Abstract

Summary This article examines the oral narratives concerning the millionaire herbalist Khotso Sethuntsa's purported ownership of wealth‐giving snakes and his career as a seller of these magical serpents, a practice known as uthwala. It is argued that the uthwala narratives featuring Khotso Sethuntsa (hereafter referred to as the Khotso narratives) are shaped by the specific milieu from which they spring. Particular attention is paid to socioeconomic factors in this regard. The Khotso narratives provide a striking illustration of the way in which socioeconomic changes in South African society affected not only the material world but also perceptions of the indigenous spirit world.

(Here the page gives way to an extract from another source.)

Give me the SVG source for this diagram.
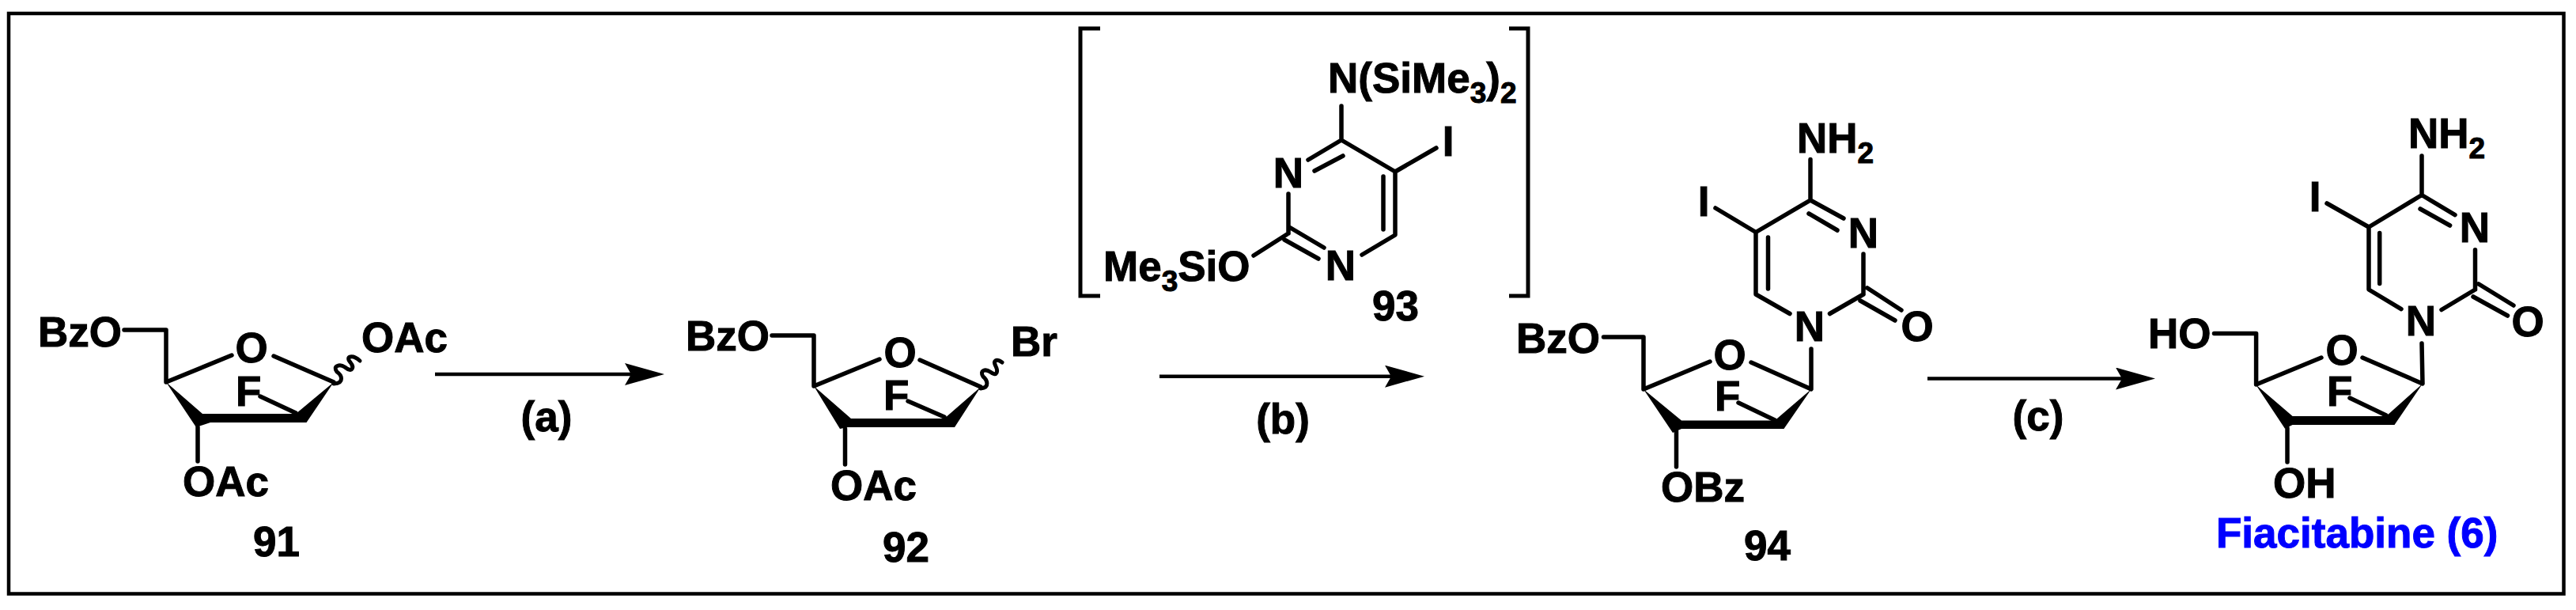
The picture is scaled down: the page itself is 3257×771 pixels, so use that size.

A number of other significant contextual aspects are taken into consideration, including the effect of Western religion on African belief systems and consequently, on indigenous oral narratives. This study also pays attention to the moral dimension of the Khotso narratives, examining the way in which these accounts can provide a way of passing moral judgement on one particularly wealthy individual who flaunted his wealth in a poverty‐stricken community. The moralising dimension of the Khotso narratives is related to the way in which these stories express some of their narrators’ needs, preoccupations and desires, while serving as a means of realising some of these desires, albeit purely at an imaginative level. Finally, the Khotso narratives offer insights into the nature and function of oral narrative in the South African context.